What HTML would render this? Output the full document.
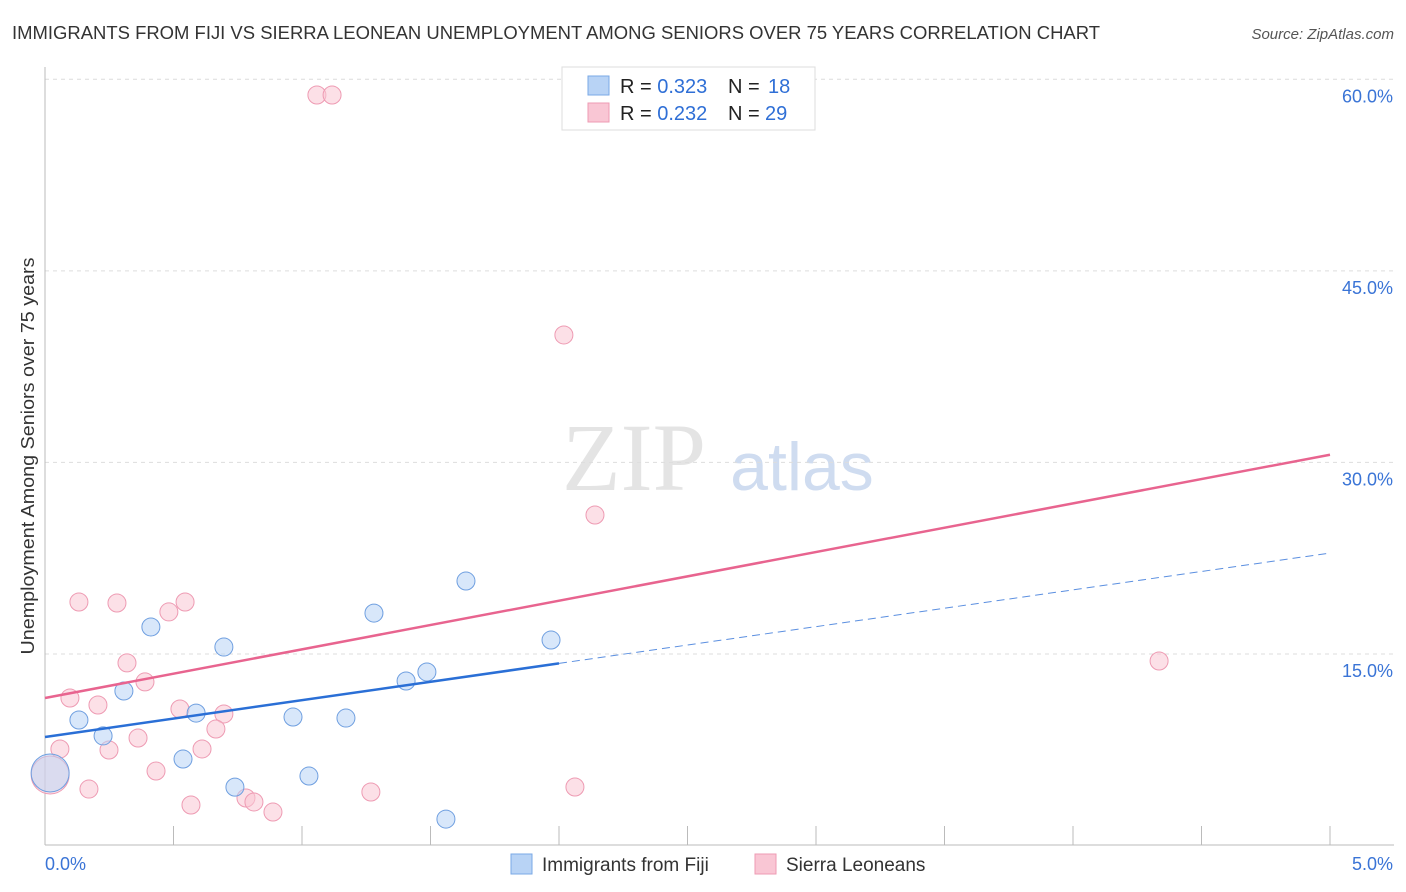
<!DOCTYPE html>
<html><head><meta charset="utf-8"><style>
body{margin:0;background:#fff;font-family:"Liberation Sans",sans-serif;}
svg{display:block}
</style></head><body>
<svg id="c" width="1406" height="892" xmlns="http://www.w3.org/2000/svg">
<text x="12" y="39" font-size="18" fill="#333" textLength="1088" lengthAdjust="spacingAndGlyphs">IMMIGRANTS FROM FIJI VS SIERRA LEONEAN UNEMPLOYMENT AMONG SENIORS OVER 75 YEARS CORRELATION CHART</text>
<text x="1394" y="39" font-size="15" fill="#555" font-style="italic" text-anchor="end">Source: ZipAtlas.com</text>
<text x="634" y="490" font-size="96" fill="#e4e4e4" font-family="Liberation Serif,serif" text-anchor="middle">ZIP</text>
<text x="802" y="490" font-size="68" fill="#cfdcf0" text-anchor="middle">atlas</text>
<g id="grid"></g><g id="marks"></g>
<text transform="translate(34,456) rotate(-90)" font-size="18" fill="#333" text-anchor="middle" textLength="397" lengthAdjust="spacingAndGlyphs">Unemployment Among Seniors over 75 years</text>
<g>
<rect x="562" y="67" width="253" height="63" fill="#fff" stroke="#ddd"/>
<rect x="588" y="76" width="21" height="19" fill="#b8d3f5" stroke="#7aa8e6"/>
<rect x="588" y="103" width="21" height="19" fill="#f9c6d4" stroke="#ee9bb3"/>
<text x="620" y="93" font-size="20" fill="#222">R = <tspan fill="#2f6fd6">0.323</tspan><tspan x="728">N = </tspan><tspan x="768" fill="#2f6fd6">18</tspan></text>
<text x="620" y="120" font-size="20" fill="#222">R = <tspan fill="#2f6fd6">0.232</tspan><tspan x="728">N = </tspan><tspan x="765" fill="#2f6fd6">29</tspan></text>
</g>
<g>
<rect x="511" y="854" width="21" height="20" fill="#b8d3f5" stroke="#7aa8e6"/>
<text x="542" y="871" font-size="19" fill="#333">Immigrants from Fiji</text>
<rect x="755" y="854" width="21" height="20" fill="#f9c6d4" stroke="#ee9bb3"/>
<text x="786" y="871" font-size="19" fill="#333">Sierra Leoneans</text>
</g>
</svg>
<script>
const yTicks=[15,30,45,60];
const yTickLabels=["15.0%","30.0%","45.0%","60.0%"];
const xTicks=[0,0.5,1,1.5,2,2.5,3,3.5,4,4.5,5];
const fijiX=[0.132,0.226,0.307,0.412,0.537,0.588,0.696,0.739,0.965,1.027,1.171,1.280,1.405,1.486,1.560,1.638,1.969,0.02];
const fijiY=[9.83,8.58,12.10,17.11,6.77,10.37,15.54,4.57,10.06,5.44,9.98,18.20,12.88,13.59,2.07,20.71,16.09,5.68];
const sierraX=[1.058,1.117,2.019,2.140,0.132,0.280,0.545,0.482,0.319,0.389,0.097,0.206,0.525,0.696,0.665,0.362,0.058,0.249,0.611,0.432,0.171,0.568,0.782,0.813,0.887,1.268,2.062,4.335,0.02];
const sierraY=[58.77,58.77,39.98,25.88,19.07,18.99,19.07,18.29,14.30,12.81,11.55,11.0,10.69,10.30,9.12,8.42,7.56,7.48,7.56,5.83,4.42,3.17,3.72,3.41,2.62,4.19,4.58,14.45,5.52];
const fijiTrend=[8.5,2.88];
const sierraTrend=[11.55,3.81];
const X=v=>45+v*257, Y=v=>845.5-v*12.77;
const NS="http://www.w3.org/2000/svg";
function mk(t,a,p){const e=document.createElementNS(NS,t);for(const k in a)e.setAttribute(k,a[k]);p.appendChild(e);return e;}
const g=document.getElementById('grid'),m=document.getElementById('marks');
yTicks.forEach((t,i)=>{
 const l=mk('line',{x1:45,x2:1394,y1:Y(t),y2:Y(t),stroke:'#ddd','stroke-dasharray':'4,4'},g);
 
 
 const tx=mk('text',{x:1393,y:Y(t)+23,'font-size':18,fill:'#3a74d6','text-anchor':'end'},g);tx.textContent=yTickLabels[i];
 
 
});
const topLine=mk('line',{x1:45,x2:1394,y1:79.5,y2:79.5,stroke:'#e4e4e4','stroke-dasharray':'4,4'},g);


const ya=mk('line',{x1:45,x2:45,y1:67,y2:845,stroke:'#bbb'},g);


const xa=mk('line',{x1:45,x2:1394,y1:845,y2:845,stroke:'#bbb'},g);


xTicks.forEach(t=>{if(t===0)return;const l=mk('line',{x1:X(t),x2:X(t),y1:826,y2:845,stroke:'#bbb'},g);
 
 });
const xl0=mk('text',{x:45,y:870,'font-size':18,fill:'#3a74d6'},g);xl0.textContent='0.0%';


const xl1=mk('text',{x:1393,y:870,'font-size':18,fill:'#3a74d6','text-anchor':'end'},g);xl1.textContent='5.0%';


function pts(xs,ys,fill,stroke,name){xs.forEach((x,i)=>{const big=i===xs.length-1;
 const c=mk('circle',{cx:X(x),cy:Y(ys[i]),r:big?19:9,fill:fill,'fill-opacity':big?0.5:0.55,stroke:stroke,'stroke-width':1},m);
 
 });}
pts(sierraX,sierraY,'#f9c6d4','#ee9bb3','sierra-point');
pts(fijiX,fijiY,'#b8d3f5','#6f9fe0','fiji-point');
const sl=mk('line',{x1:X(0),y1:Y(sierraTrend[0]),x2:X(5),y2:Y(sierraTrend[0]+5*sierraTrend[1]),stroke:'#e8648f','stroke-width':2.5},m);


const fl=mk('line',{x1:X(0),y1:Y(fijiTrend[0]),x2:X(2),y2:Y(fijiTrend[0]+2*fijiTrend[1]),stroke:'#2a6fd6','stroke-width':2.5},m);


const fd=mk('line',{x1:X(2),y1:Y(fijiTrend[0]+2*fijiTrend[1]),x2:X(5),y2:Y(fijiTrend[0]+5*fijiTrend[1]),stroke:'#5b8fe0','stroke-width':1,'stroke-dasharray':'8,5'},m);


</script>
</body></html>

* * *

Task:
Leave out the pictures and restate everything else word for word.

Response:
What HTML would render this? Output the full document.
<!DOCTYPE html>
<html><head><meta charset="utf-8"><style>
body{margin:0;background:#fff;font-family:"Liberation Sans",sans-serif;}
svg{display:block}
</style></head><body>
<svg id="c" width="1406" height="892" xmlns="http://www.w3.org/2000/svg">
<text x="12" y="39" font-size="18" fill="#333" textLength="1088" lengthAdjust="spacingAndGlyphs">IMMIGRANTS FROM FIJI VS SIERRA LEONEAN UNEMPLOYMENT AMONG SENIORS OVER 75 YEARS CORRELATION CHART</text>
<text x="1394" y="39" font-size="15" fill="#555" font-style="italic" text-anchor="end">Source: ZipAtlas.com</text>
<text x="634" y="490" font-size="96" fill="#e4e4e4" font-family="Liberation Serif,serif" text-anchor="middle">ZIP</text>
<text x="802" y="490" font-size="68" fill="#cfdcf0" text-anchor="middle">atlas</text>
<g id="grid"></g><g id="marks"></g>
<text transform="translate(34,456) rotate(-90)" font-size="18" fill="#333" text-anchor="middle" textLength="397" lengthAdjust="spacingAndGlyphs">Unemployment Among Seniors over 75 years</text>
<g>
<rect x="562" y="67" width="253" height="63" fill="#fff" stroke="#ddd"/>
<rect x="588" y="76" width="21" height="19" fill="#b8d3f5" stroke="#7aa8e6"/>
<rect x="588" y="103" width="21" height="19" fill="#f9c6d4" stroke="#ee9bb3"/>
<text x="620" y="93" font-size="20" fill="#222">R = <tspan fill="#2f6fd6">0.323</tspan><tspan x="728">N = </tspan><tspan x="768" fill="#2f6fd6">18</tspan></text>
<text x="620" y="120" font-size="20" fill="#222">R = <tspan fill="#2f6fd6">0.232</tspan><tspan x="728">N = </tspan><tspan x="765" fill="#2f6fd6">29</tspan></text>
</g>
<g>
<rect x="511" y="854" width="21" height="20" fill="#b8d3f5" stroke="#7aa8e6"/>
<text x="542" y="871" font-size="19" fill="#333">Immigrants from Fiji</text>
<rect x="755" y="854" width="21" height="20" fill="#f9c6d4" stroke="#ee9bb3"/>
<text x="786" y="871" font-size="19" fill="#333">Sierra Leoneans</text>
</g>
</svg>
<script>
const yTicks=[15,30,45,60];
const yTickLabels=["15.0%","30.0%","45.0%","60.0%"];
const xTicks=[0,0.5,1,1.5,2,2.5,3,3.5,4,4.5,5];
const fijiX=[0.132,0.226,0.307,0.412,0.537,0.588,0.696,0.739,0.965,1.027,1.171,1.280,1.405,1.486,1.560,1.638,1.969,0.02];
const fijiY=[9.83,8.58,12.10,17.11,6.77,10.37,15.54,4.57,10.06,5.44,9.98,18.20,12.88,13.59,2.07,20.71,16.09,5.68];
const sierraX=[1.058,1.117,2.019,2.140,0.132,0.280,0.545,0.482,0.319,0.389,0.097,0.206,0.525,0.696,0.665,0.362,0.058,0.249,0.611,0.432,0.171,0.568,0.782,0.813,0.887,1.268,2.062,4.335,0.02];
const sierraY=[58.77,58.77,39.98,25.88,19.07,18.99,19.07,18.29,14.30,12.81,11.55,11.0,10.69,10.30,9.12,8.42,7.56,7.48,7.56,5.83,4.42,3.17,3.72,3.41,2.62,4.19,4.58,14.45,5.52];
const fijiTrend=[8.5,2.88];
const sierraTrend=[11.55,3.81];
const X=v=>45+v*257, Y=v=>845.5-v*12.77;
const NS="http://www.w3.org/2000/svg";
function mk(t,a,p){const e=document.createElementNS(NS,t);for(const k in a)e.setAttribute(k,a[k]);p.appendChild(e);return e;}
const g=document.getElementById('grid'),m=document.getElementById('marks');
yTicks.forEach((t,i)=>{
 const l=mk('line',{x1:45,x2:1394,y1:Y(t),y2:Y(t),stroke:'#ddd','stroke-dasharray':'4,4'},g);
 
 
 const tx=mk('text',{x:1393,y:Y(t)+23,'font-size':18,fill:'#3a74d6','text-anchor':'end'},g);tx.textContent=yTickLabels[i];
 
 
});
const topLine=mk('line',{x1:45,x2:1394,y1:79.5,y2:79.5,stroke:'#e4e4e4','stroke-dasharray':'4,4'},g);


const ya=mk('line',{x1:45,x2:45,y1:67,y2:845,stroke:'#bbb'},g);


const xa=mk('line',{x1:45,x2:1394,y1:845,y2:845,stroke:'#bbb'},g);


xTicks.forEach(t=>{if(t===0)return;const l=mk('line',{x1:X(t),x2:X(t),y1:826,y2:845,stroke:'#bbb'},g);
 
 });
const xl0=mk('text',{x:45,y:870,'font-size':18,fill:'#3a74d6'},g);xl0.textContent='0.0%';


const xl1=mk('text',{x:1393,y:870,'font-size':18,fill:'#3a74d6','text-anchor':'end'},g);xl1.textContent='5.0%';


function pts(xs,ys,fill,stroke,name){xs.forEach((x,i)=>{const big=i===xs.length-1;
 const c=mk('circle',{cx:X(x),cy:Y(ys[i]),r:big?19:9,fill:fill,'fill-opacity':big?0.5:0.55,stroke:stroke,'stroke-width':1},m);
 
 });}
pts(sierraX,sierraY,'#f9c6d4','#ee9bb3','sierra-point');
pts(fijiX,fijiY,'#b8d3f5','#6f9fe0','fiji-point');
const sl=mk('line',{x1:X(0),y1:Y(sierraTrend[0]),x2:X(5),y2:Y(sierraTrend[0]+5*sierraTrend[1]),stroke:'#e8648f','stroke-width':2.5},m);


const fl=mk('line',{x1:X(0),y1:Y(fijiTrend[0]),x2:X(2),y2:Y(fijiTrend[0]+2*fijiTrend[1]),stroke:'#2a6fd6','stroke-width':2.5},m);


const fd=mk('line',{x1:X(2),y1:Y(fijiTrend[0]+2*fijiTrend[1]),x2:X(5),y2:Y(fijiTrend[0]+5*fijiTrend[1]),stroke:'#5b8fe0','stroke-width':1,'stroke-dasharray':'8,5'},m);


</script>
</body></html>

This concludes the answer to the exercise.